Contrastive and Non-Contrastive Self-Supervised Learning Recover Global and Local Spectral Embedding Methods


Contents

  1. Abstract
  2. Introduction
  3. Notations & Background on SSL
    1. Dataset, Embedding and Relation Matrix
    2. VICReg
    3. SimCLR
    4. BarlowTwins
    5. Linear Algebra Notations


0. Abstract

Limitations of SSL

  • theoretical foundations are limited

  • method-specific
  • fail to provide principled design guidelines to practitioners


Propose a unifying framework,

under the helm of **spectral manifold learning **to address those limitations.

  • Demonstrate that VICReg, SimCLR, BarlowTwins correspond to eponymous spectral methods such as Laplacian Eigenmaps, Multidimensional Scaling

  • allow us to obtain (i), (ii), (iii) for each method

    • (i) the closed-form optimal representation
    • (ii) the closed-form optimal network parameters in the linear regime
    • (iii) the impact of the pairwise relations used during training on each of those quantities and on downstream task performances
    • (iv) the first theoretical bridge between contrastive and non-contrastive methods towards **global and local spectral embedding **methods respectively,


1. Introduction

Notation

  • USL relies on \((\boldsymbol{X})\)
  • SL relies on \((\boldsymbol{X}, \boldsymbol{Y})\)
  • SSL relies on \((\boldsymbol{X}, \boldsymbol{G})\)
    • \(G\) : inter-sample relations
    • Matrix \(G\) is often constructed by DA of \(\boldsymbol{X}\)

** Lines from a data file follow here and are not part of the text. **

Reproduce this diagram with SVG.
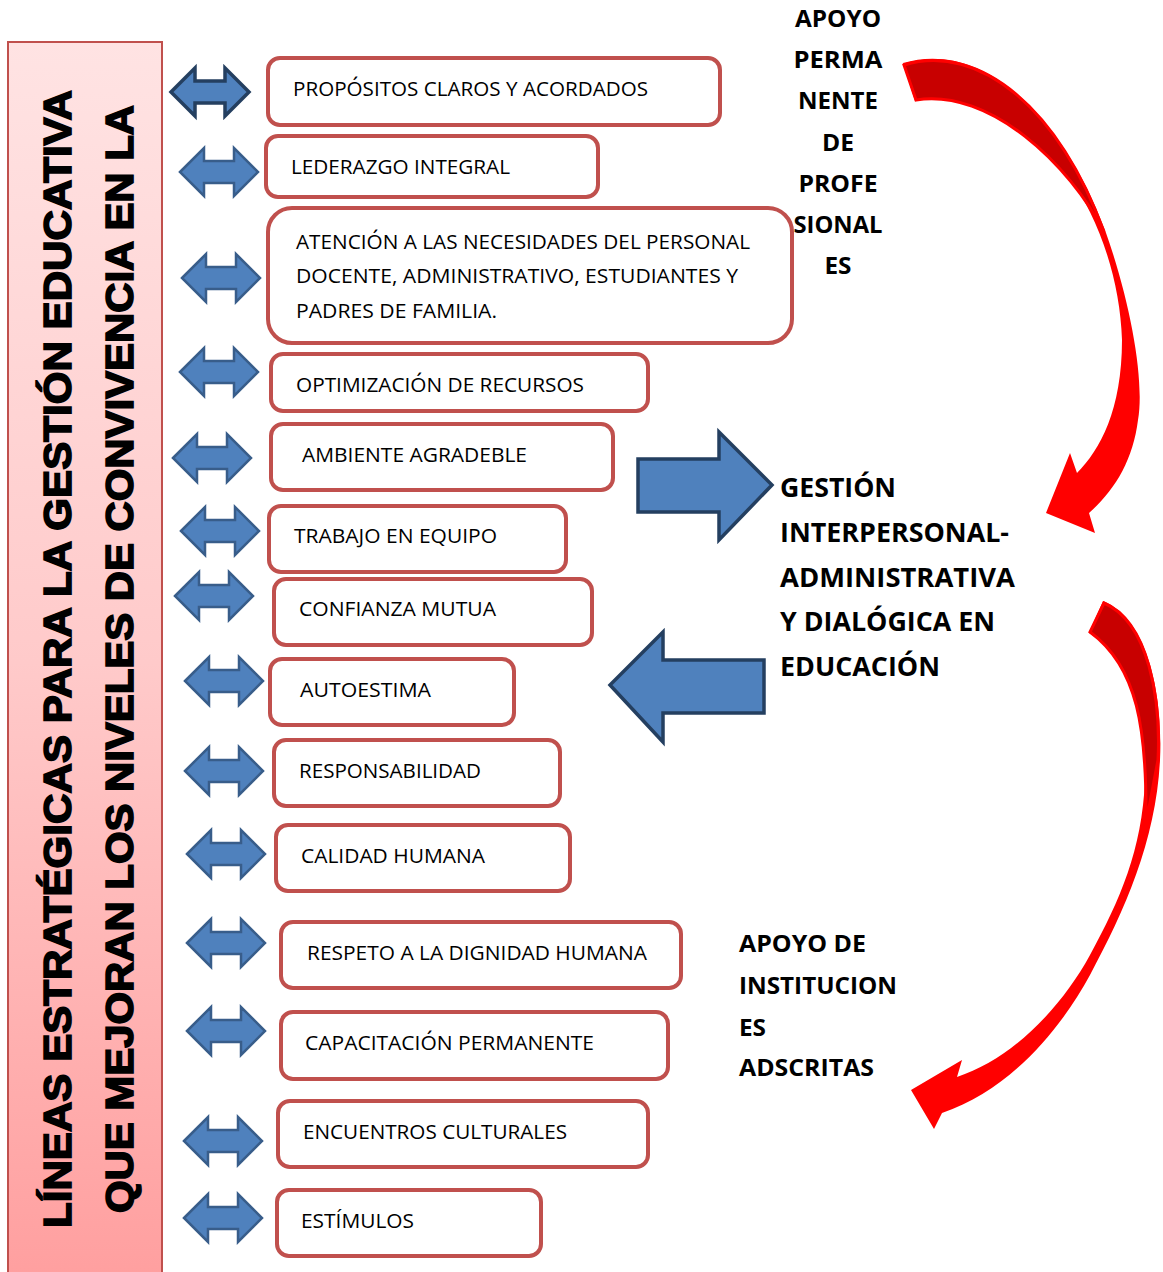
<svg xmlns="http://www.w3.org/2000/svg" xmlns:xlink="http://www.w3.org/1999/xlink" width="1163" height="1272" viewBox="0 0 1163 1272">
<defs>
<linearGradient id="pink" x1="0" y1="0" x2="0" y2="1">
<stop offset="0" stop-color="#FFE3E3"/>
<stop offset="0.5" stop-color="#FFCACA"/>
<stop offset="1" stop-color="#FF9F9F"/>
</linearGradient>
<path id="dbl" d="M -39 0 L -15 -24 L -15 -11 L 15 -11 L 15 -24 L 39 0 L 15 24 L 15 11 L -15 11 L -15 24 Z"/>
<style>
.box{fill:#FFFFFF;stroke:#C0504D;stroke-width:4}
.bt{font-family:"Open Sans","Liberation Sans",sans-serif;font-size:20.5px;fill:#000}
.side{font-family:"Open Sans","Liberation Sans",sans-serif;font-size:24px;font-weight:bold;fill:#000}
.main{font-family:"Open Sans","Liberation Sans",sans-serif;font-size:26px;font-weight:bold;fill:#000}
.ban{font-family:"Liberation Sans","Arial",sans-serif;font-size:39px;font-weight:bold;fill:#000;stroke:#000;stroke-width:1.6}
.da{fill:#4F81BD;stroke:#385D8A;stroke-width:2.5}
.da1{fill:#4F81BD;stroke:#243F60;stroke-width:3.5}
.blk{fill:#4F81BD;stroke:#243F60;stroke-width:3.5;stroke-linejoin:miter}
.red{fill:#FF0000}
.dark{fill:#C80000;stroke:#FF0000;stroke-width:3}
</style>
</defs>
<rect width="1163" height="1272" fill="#FFFFFF"/>

<g id="banner">
<rect x="8" y="42" width="154" height="1240" fill="url(#pink)" stroke="#C0504D" stroke-width="2"/>
<text class="ban" x="71" y="1228" transform="rotate(-90 71 1228)" textLength="1138" lengthAdjust="spacingAndGlyphs">LÍNEAS ESTRATÉGICAS PARA LA GESTIÓN EDUCATIVA</text>
<text class="ban" x="133" y="1213" transform="rotate(-90 133 1213)" textLength="1108" lengthAdjust="spacingAndGlyphs">QUE MEJORAN LOS NIVELES DE CONVIVENCIA EN LA</text>
</g>

<g id="connectors">
<use xlink:href="#dbl" class="da1" transform="translate(210 92)"/>
<use xlink:href="#dbl" class="da" transform="translate(219 172)"/>
<use xlink:href="#dbl" class="da" transform="translate(221 278)"/>
<use xlink:href="#dbl" class="da" transform="translate(219 372)"/>
<use xlink:href="#dbl" class="da" transform="translate(212 458)"/>
<use xlink:href="#dbl" class="da" transform="translate(220 531)"/>
<use xlink:href="#dbl" class="da" transform="translate(214 596)"/>
<use xlink:href="#dbl" class="da" transform="translate(224 681)"/>
<use xlink:href="#dbl" class="da" transform="translate(224 771)"/>
<use xlink:href="#dbl" class="da" transform="translate(226 854)"/>
<use xlink:href="#dbl" class="da" transform="translate(226 943)"/>
<use xlink:href="#dbl" class="da" transform="translate(226 1031)"/>
<use xlink:href="#dbl" class="da" transform="translate(223 1141)"/>
<use xlink:href="#dbl" class="da" transform="translate(223 1218)"/>
<path class="blk" d="M638 459 L719 459 L719 432 L772 485 L719 540 L719 512 L638 512 Z"/>
<path class="blk" d="M764 660 L663 660 L663 632 L610 685 L663 742 L663 713 L764 713 Z"/>
<g id="curve-top">
<path class="red" d="M903 63 C 980 40 1060 110 1105 230 C 1130 300 1145 380 1138 420 C 1133 460 1115 490 1089 513 L1095 533 L1046 513 L1070 453 L1077 473 C 1100 450 1122 410 1122 340 C 1120 280 1100 220 1067 173 C 1030 120 970 85 915 101 Z"/>
<path class="dark" d="M904 65 C 980 42 1060 110 1104 232 C 1070 165 990 88 916 100 Z"/>
</g>
<g id="curve-bottom">
<path class="red" d="M1103 601 C 1150 620 1163 700 1160 760 C 1156 840 1125 910 1090 975 C 1060 1030 1010 1090 942 1113 L934 1129 L911 1090 L962 1060 L957 1077 C 1010 1060 1060 1010 1090 955 C 1120 900 1142 850 1145 780 C 1147 720 1135 660 1089 633 Z"/>
<path class="dark" d="M1104 603 C 1149 622 1161 700 1158 760 L1146 823 C 1147 730 1138 667 1090 632 Z"/>
</g>
</g>

<g id="n1"><rect class="box" x="268" y="58" width="452" height="67" rx="12"/><text class="bt" x="293" y="96" textLength="355" lengthAdjust="spacingAndGlyphs">PROPÓSITOS CLAROS Y ACORDADOS</text></g>
<g id="n2"><rect class="box" x="266" y="136" width="332" height="61" rx="12"/><text class="bt" x="291" y="174" textLength="219" lengthAdjust="spacingAndGlyphs">LEDERAZGO INTEGRAL</text></g>
<g id="n3"><rect class="box" x="268" y="208" width="524" height="135" rx="24"/>
<text class="bt" x="296" y="249" textLength="454" lengthAdjust="spacingAndGlyphs">ATENCIÓN A LAS NECESIDADES DEL PERSONAL</text>
<text class="bt" x="296" y="283" textLength="442" lengthAdjust="spacingAndGlyphs">DOCENTE, ADMINISTRATIVO, ESTUDIANTES Y</text>
<text class="bt" x="296" y="318" textLength="201" lengthAdjust="spacingAndGlyphs">PADRES DE FAMILIA.</text></g>
<g id="n4"><rect class="box" x="271" y="354" width="377" height="57" rx="12"/><text class="bt" x="296" y="392" textLength="288" lengthAdjust="spacingAndGlyphs">OPTIMIZACIÓN DE RECURSOS</text></g>
<g id="n5"><rect class="box" x="271" y="424" width="342" height="66" rx="12"/><text class="bt" x="302" y="462" textLength="225" lengthAdjust="spacingAndGlyphs">AMBIENTE AGRADEBLE</text></g>
<g id="n6"><rect class="box" x="269" y="506" width="297" height="66" rx="12"/><text class="bt" x="294" y="543" textLength="203" lengthAdjust="spacingAndGlyphs">TRABAJO EN EQUIPO</text></g>
<g id="n7"><rect class="box" x="274" y="579" width="318" height="66" rx="12"/><text class="bt" x="299" y="616" textLength="197" lengthAdjust="spacingAndGlyphs">CONFIANZA MUTUA</text></g>
<g id="n8"><rect class="box" x="270" y="659" width="244" height="66" rx="12"/><text class="bt" x="300" y="697" textLength="131" lengthAdjust="spacingAndGlyphs">AUTOESTIMA</text></g>
<g id="n9"><rect class="box" x="274" y="740" width="286" height="66" rx="12"/><text class="bt" x="299" y="778" textLength="182" lengthAdjust="spacingAndGlyphs">RESPONSABILIDAD</text></g>
<g id="n10"><rect class="box" x="276" y="825" width="294" height="66" rx="12"/><text class="bt" x="301" y="863" textLength="184" lengthAdjust="spacingAndGlyphs">CALIDAD HUMANA</text></g>
<g id="n11"><rect class="box" x="281" y="922" width="400" height="66" rx="12"/><text class="bt" x="307" y="960" textLength="340" lengthAdjust="spacingAndGlyphs">RESPETO A LA DIGNIDAD HUMANA</text></g>
<g id="n12"><rect class="box" x="281" y="1012" width="387" height="67" rx="12"/><text class="bt" x="305" y="1050" textLength="289" lengthAdjust="spacingAndGlyphs">CAPACITACIÓN PERMANENTE</text></g>
<g id="n13"><rect class="box" x="278" y="1101" width="370" height="66" rx="12"/><text class="bt" x="303" y="1139" textLength="264" lengthAdjust="spacingAndGlyphs">ENCUENTROS CULTURALES</text></g>
<g id="n14"><rect class="box" x="277" y="1190" width="264" height="66" rx="12"/><text class="bt" x="301" y="1228" textLength="113" lengthAdjust="spacingAndGlyphs">ESTÍMULOS</text></g>

<g id="apoyo-prof">
<text class="side" x="838" y="27" text-anchor="middle" textLength="86" lengthAdjust="spacingAndGlyphs">APOYO</text>
<text class="side" x="838" y="68" text-anchor="middle" textLength="89" lengthAdjust="spacingAndGlyphs">PERMA</text>
<text class="side" x="838" y="109" text-anchor="middle" textLength="80" lengthAdjust="spacingAndGlyphs">NENTE</text>
<text class="side" x="838" y="151" text-anchor="middle" textLength="32" lengthAdjust="spacingAndGlyphs">DE</text>
<text class="side" x="838" y="192" text-anchor="middle" textLength="79" lengthAdjust="spacingAndGlyphs">PROFE</text>
<text class="side" x="838" y="233" text-anchor="middle" textLength="89" lengthAdjust="spacingAndGlyphs">SIONAL</text>
<text class="side" x="838" y="274" text-anchor="middle" textLength="27" lengthAdjust="spacingAndGlyphs">ES</text>
</g>

<g id="gestion">
<text class="main" x="780" y="497" textLength="116" lengthAdjust="spacingAndGlyphs">GESTIÓN</text>
<text class="main" x="780" y="542" textLength="229" lengthAdjust="spacingAndGlyphs">INTERPERSONAL-</text>
<text class="main" x="780" y="587" textLength="235" lengthAdjust="spacingAndGlyphs">ADMINISTRATIVA</text>
<text class="main" x="780" y="631" textLength="215" lengthAdjust="spacingAndGlyphs">Y DIALÓGICA EN</text>
<text class="main" x="780" y="676" textLength="160" lengthAdjust="spacingAndGlyphs">EDUCACIÓN</text>
</g>

<g id="apoyo-inst">
<text class="side" x="739" y="952" textLength="127" lengthAdjust="spacingAndGlyphs">APOYO DE</text>
<text class="side" x="739" y="994" textLength="158" lengthAdjust="spacingAndGlyphs">INSTITUCION</text>
<text class="side" x="739" y="1036" textLength="27" lengthAdjust="spacingAndGlyphs">ES</text>
<text class="side" x="739" y="1076" textLength="135" lengthAdjust="spacingAndGlyphs">ADSCRITAS</text>
</g>
</svg>
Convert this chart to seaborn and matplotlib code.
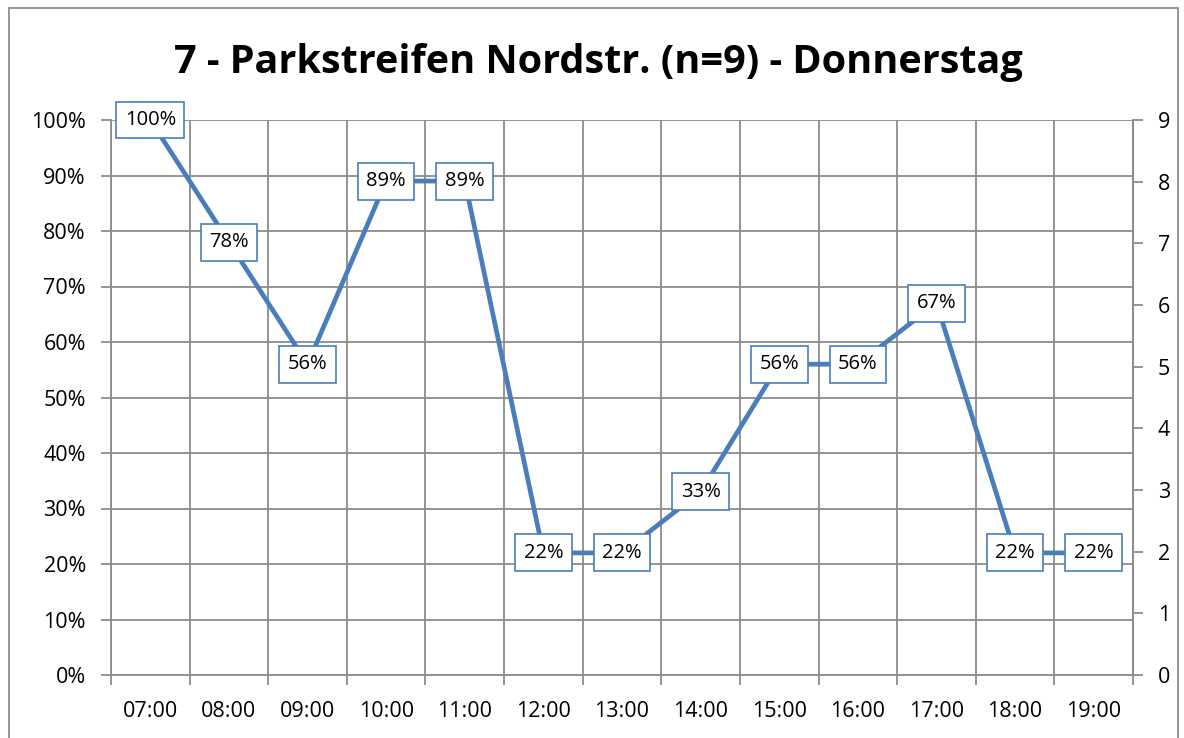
import matplotlib
matplotlib.use("Agg")
import matplotlib.pyplot as plt
import seaborn as sns
import pandas as pd
import numpy as np
from matplotlib.patches import Rectangle

times = ["07:00", "08:00", "09:00", "10:00", "11:00", "12:00", "13:00",
         "14:00", "15:00", "16:00", "17:00", "18:00", "19:00"]
occupancy = [100, 78, 56, 89, 89, 22, 22, 33, 56, 56, 67, 22, 22]
labels = ["100%", "78%", "56%", "89%", "89%", "22%", "22%",
          "33%", "56%", "56%", "67%", "22%", "22%"]
n_total = 9
title = "7 - Parkstreifen Nordstr. (n=9) - Donnerstag"

sns.set_theme(style="white")
plt.rcParams['font.family'] = ['Open Sans', 'DejaVu Sans']
plt.rcParams['text.color'] = 'black'
plt.rcParams['xtick.color'] = 'black'
plt.rcParams['ytick.color'] = 'black'

LINE = "#4A7EBB"
GRID = "#8C8C8C"

df = pd.DataFrame({"pos": np.arange(len(times)), "val": occupancy})

fig = plt.figure(figsize=(11.84, 7.38), dpi=100)
ax = fig.add_axes([111/1184, 1-675/738, (1133-111)/1184, (675-120)/738])

sns.lineplot(data=df, x="pos", y="val", ax=ax, color=LINE, linewidth=3.4, zorder=3)

ax.set_xlim(-0.5, len(times)-0.5)
ax.set_ylim(0, 100)
ax.set_xticks(np.arange(len(times)))
ax.set_xticklabels(times)
ax.set_xticks(np.arange(-0.5, len(times)), minor=True)
ax.tick_params(axis="x", which="major", length=0, pad=19, labelsize=15.5, labelcolor="black")
ax.tick_params(axis="x", which="minor", length=7, width=1.3, color=GRID, direction="out", bottom=True)
ax.set_yticks(np.arange(0, 101, 10))
ax.set_yticklabels([f"{v}%" for v in range(0, 101, 10)])
ax.tick_params(axis="y", length=7, width=1.3, color=GRID, direction="out", left=True,
               labelsize=15.5, pad=11, labelcolor="black")
ax.grid(True, axis="y", which="major", color=GRID, linewidth=1.3)
ax.grid(True, axis="x", which="minor", color=GRID, linewidth=1.3)
ax.grid(False, axis="x", which="major")
ax.set_xlabel("")
ax.set_ylabel("")
ax.spines["top"].set_visible(False)
for s in ["left", "bottom", "right"]:
    ax.spines[s].set_color(GRID)
    ax.spines[s].set_linewidth(1.3)

for x, y, t in zip(df["pos"], df["val"], labels):
    ax.text(x, y, t, ha="center", va="center", fontsize=14.5, color="black", zorder=5,
            bbox=dict(boxstyle="square,pad=0.42", facecolor="white", edgecolor=LINE, linewidth=1.2))

ax2 = ax.twinx()
ax2.set_ylim(0, n_total)
ax2.set_yticks(np.arange(0, n_total+1, 1))
ax2.tick_params(axis="y", length=7, width=1.3, color=GRID, direction="out", right=True,
                labelsize=15.5, pad=11, labelcolor="black")
for s in ["top", "left", "bottom"]:
    ax2.spines[s].set_visible(False)
ax2.spines["right"].set_color(GRID)
ax2.spines["right"].set_linewidth(1.3)

fig.text(598/1184, 1-62/738, title, ha="center", va="center", fontsize=28.5,
         fontweight="bold", color="black")

fig.patches.append(Rectangle((9/1184, -0.01), (1178-9)/1184, (738-8)/738 + 0.01, transform=fig.transFigure,
                             fill=False, edgecolor=GRID, linewidth=1.3))

fig.savefig("out.png", dpi=100)
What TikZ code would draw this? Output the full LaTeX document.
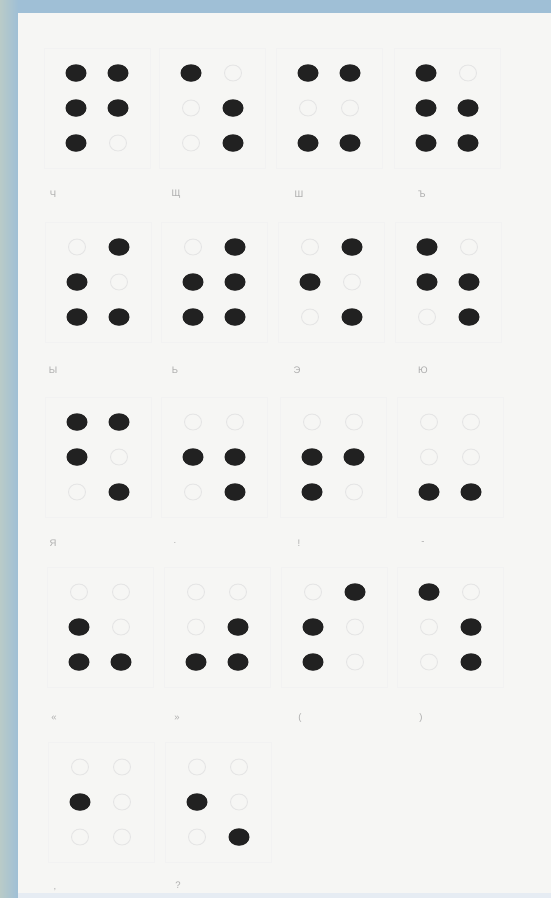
\documentclass[tikz,border=0pt]{standalone}
\usepackage{fontspec}
\setmainfont{Liberation Sans}
\usetikzlibrary{shapes.geometric}
\definecolor{bandblue}{HTML}{9FBFD6}
\definecolor{bandgreen}{HTML}{B9CBC8}
\definecolor{paper}{HTML}{F6F6F4}
\definecolor{bottomline}{HTML}{E6ECF3}
\tikzset{
  fulldot/.style={ellipse, fill=black!87, minimum width=21pt, minimum height=17.5pt, inner sep=0pt},
  emptydot/.style={ellipse, draw=black!10, line width=0.9pt, minimum width=17pt, minimum height=16pt, inner sep=0pt},
  cellbox/.style={draw=black!5, line width=0.9pt},
  lbl/.style={text=black!32, font=\fontsize{9.5}{9.5}\selectfont, inner sep=0pt}
}
\newcommand\brdot[4]{%
  \ifnum#3=1 \node[fulldot] (#4) at (#1,#2) {};\else \node[emptydot] (#4) at (#1,#2) {};\fi}
\newcommand\brcell[9]{%
  \draw[cellbox] (#1-32,#2-25) rectangle (#1+74,#2+95);
  \brdot{#1}{#2}{#3}{#9-1}
  \brdot{#1+42}{#2}{#4}{#9-4}
  \brdot{#1}{#2+35}{#5}{#9-2}
  \brdot{#1+42}{#2+35}{#6}{#9-5}
  \brdot{#1}{#2+70}{#7}{#9-3}
  \brdot{#1+42}{#2+70}{#8}{#9-6}}
\begin{document}
\begin{tikzpicture}[x=1pt,y=-1pt]
\useasboundingbox (0,0) rectangle (551,898);
% frame
\fill[bandblue] (0,0) rectangle (551,898);
\fill[left color=bandgreen, right color=bandblue] (0,0) rectangle (18,898);
\fill[paper] (18,13) rectangle (551,893);
\fill[bottomline] (18,893) rectangle (551,898);
% row 1
\brcell{76}{73}{1}{1}{1}{1}{1}{0}{a}
\brcell{191}{73}{1}{0}{0}{1}{0}{1}{b}
\brcell{308}{73}{1}{1}{0}{0}{1}{1}{c}
\brcell{426}{73}{1}{0}{1}{1}{1}{1}{d}
% row 2
\brcell{77}{247}{0}{1}{1}{0}{1}{1}{e}
\brcell{193}{247}{0}{1}{1}{1}{1}{1}{f}
\brcell{310}{247}{0}{1}{1}{0}{0}{1}{g}
\brcell{427}{247}{1}{0}{1}{1}{0}{1}{h}
% row 3
\brcell{77}{422}{1}{1}{1}{0}{0}{1}{i}
\brcell{193}{422}{0}{0}{1}{1}{0}{1}{j}
\brcell{312}{422}{0}{0}{1}{1}{1}{0}{k}
\brcell{429}{422}{0}{0}{0}{0}{1}{1}{l}
% row 4
\brcell{79}{592}{0}{0}{1}{0}{1}{1}{m}
\brcell{196}{592}{0}{0}{0}{1}{1}{1}{n}
\brcell{313}{592}{0}{1}{1}{0}{1}{0}{o}
\brcell{429}{592}{1}{0}{0}{1}{0}{1}{p}
% row 5
\brcell{80}{767}{0}{0}{1}{0}{0}{0}{q}
\brcell{197}{767}{0}{0}{1}{0}{0}{1}{r}
% labels
\node[lbl] (la) at (53,194) {Ч};
\node[lbl] (lb) at (176,194) {Щ};
\node[lbl] (lc) at (299,194) {Ш};
\node[lbl] (ld) at (422,194) {Ъ};
\node[lbl] (le) at (53,370) {Ы};
\node[lbl] (lf) at (175,370) {Ь};
\node[lbl] (lg) at (297,370) {Э};
\node[lbl] (lh) at (423,370) {Ю};
\node[lbl] (li) at (53,543) {Я};
\node[lbl] (lj) at (175,543) {.};
\node[lbl] (lk) at (299,543) {!};
\node[lbl] (ll) at (423,543) {-};
\node[lbl] (lm) at (54,718) {«};
\node[lbl] (ln) at (177,718) {»};
\node[lbl] (lo) at (300,718) {(};
\node[lbl] (lp) at (421,718) {)};
\node[lbl] (lq) at (55,890) {,};
\node[lbl] (lr) at (178,885) {?};
\end{tikzpicture}
\end{document}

\(\rightarrow\) Need for a principled theoretical understanding of SSL!

  • to understand how well the learned transformation transfer to different downstream tasks


Understanding SSL theoretically : 3 appraoches

  1. Studying the training dynamics and optimization landscapes in a linear network regime
    • e.g. validating some empirically found tricks as necessary conditions for stable gradient dynamics
  2. Studying the role of individual SSL components separately
    • e.g. the projector and predictor networks
  3. developing novel SSL criteria that often combine multiple interpretable objectives


Keypoint 1

all SSL methods’ optimal learn \(\boldsymbol{Z}\) ,

  • whose top left singular vectors align with the ones of \(\boldsymbol{G}\),

  • and that none of the SSL methods constrain the right-singular vectors of \(\boldsymbol{Z}\).


Keypoint 2

Guarantee that minimizing a SSL loss produces a representation that is optimal to solve a downstream task


Keypoint 3

Demonstrate that the

  • [ VICReg ] \(\boldsymbol{Z}\) can be made full-rank while learning from \(\boldsymbol{G}\) by carefully selecting the loss hyperparameters
  • [ SimCLR and BarlowTwins ] strictly enforce \(\operatorname{rank}(\boldsymbol{Z})=\operatorname{rank}(\boldsymbol{G})\), hinting at a possible advantage of VICReg when \(\boldsymbol{G}\) is misspecified


Keypoint 4

Connecting SSL methods to spectral embedding methods

\(\rightarrow\) improves our understanding and guide the design of novel SSL frameworks

\(\rightarrow\) demonstrate that contrastive and non-contrastive SSL corresponds to global and local spectral embedding methods respectively


Contributions

  1. Closed-form optimal representation for SSL losses
  2. Closed-form optimal network parameters for SSL losses with linear networks
  3. Exact equivalence between SSL and spectral embedding methods
  4. Optimality conditions of SSL representations on downstream tasks (Y )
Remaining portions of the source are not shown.